A bill has been introduced in the Maryland House of Delegates to extend child support to age 21 if the child is enrolled in college.

A similar bill was defeated last year.

Under current law, a Maryland divorce court cannot order a parent to pay for college, but can enforce an agreement that provides for this.

Do you think the court should make parents pay for their children’s college?

See House Bill # 986.


5 Responses to “MD Mulls Child Support for College”

  1. FreedomhaaWK Says:

    No I do not support this law. An 18 year old is an adult. An adult made the decision to further his/her education instead of working, Therefore no parent should be forced by law to support an adult.

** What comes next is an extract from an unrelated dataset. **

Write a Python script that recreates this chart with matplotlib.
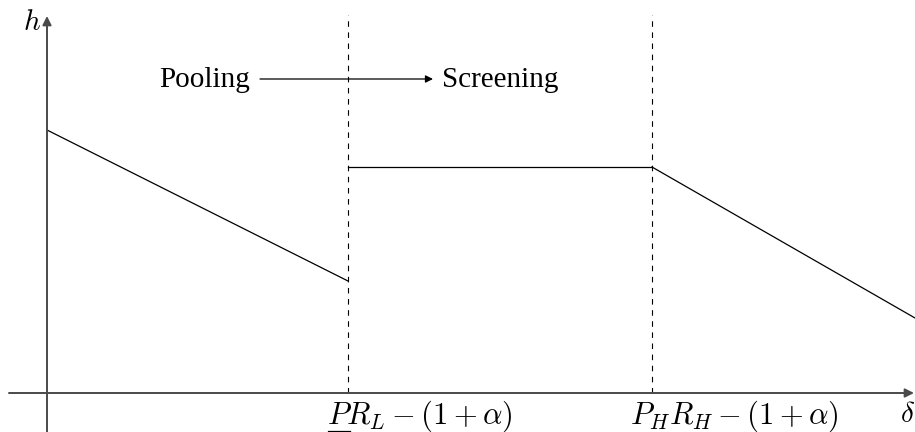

    Support after emancipation should be voluntary

  2. James J. Gross Says:

    Freedomhaawk: The bill came up for hearing last night in the Judiciary Committee. Two people spoke in favor of it and one against. However, there is little support for the bill, and it looks right now as though it will not make it out of committee again this year.

  3. Hmr Says:

    Considering there is no legal responsibility to the children living under our roof to pay past the age of 18, I do not see why we should be forced to continue child support past graduating high school. Especially in this economy when many parents cannot support their adult children or pay for college as it is. It seems like the government is trying to take things took far and their power should not be allowed to delegate paying for adult children whom parents will have no responsibility for or control over.

  4. SJH Says:

    Married parents have no obligation to support their adult children, much less pay for their college education. So now legislators would like to force divorced parents to pay child support during their children’s college years???
    This blatant, in addition to irrational, discrimination based on marital status.

    In addition to being discriminatroy, the logic for this is fundamentally flawed. Forcing parents to make payments to their ex-spouse for a non-disabled adult child rather than directly to their child or the child’s college, actually reduces the child’s ability to attend college, by reducing the non-custodial parent’s ability to continue to directly pay the child’s college tuition. There is no guarantee the parent receiving the money would use it to pay for the child’s college.

    With these “lawmakers” even considering this bill, they are perpetuating the infantilization of adult children.

  5. James J. Gross Says:

    This bill was defeated in committee on March 6, 2012.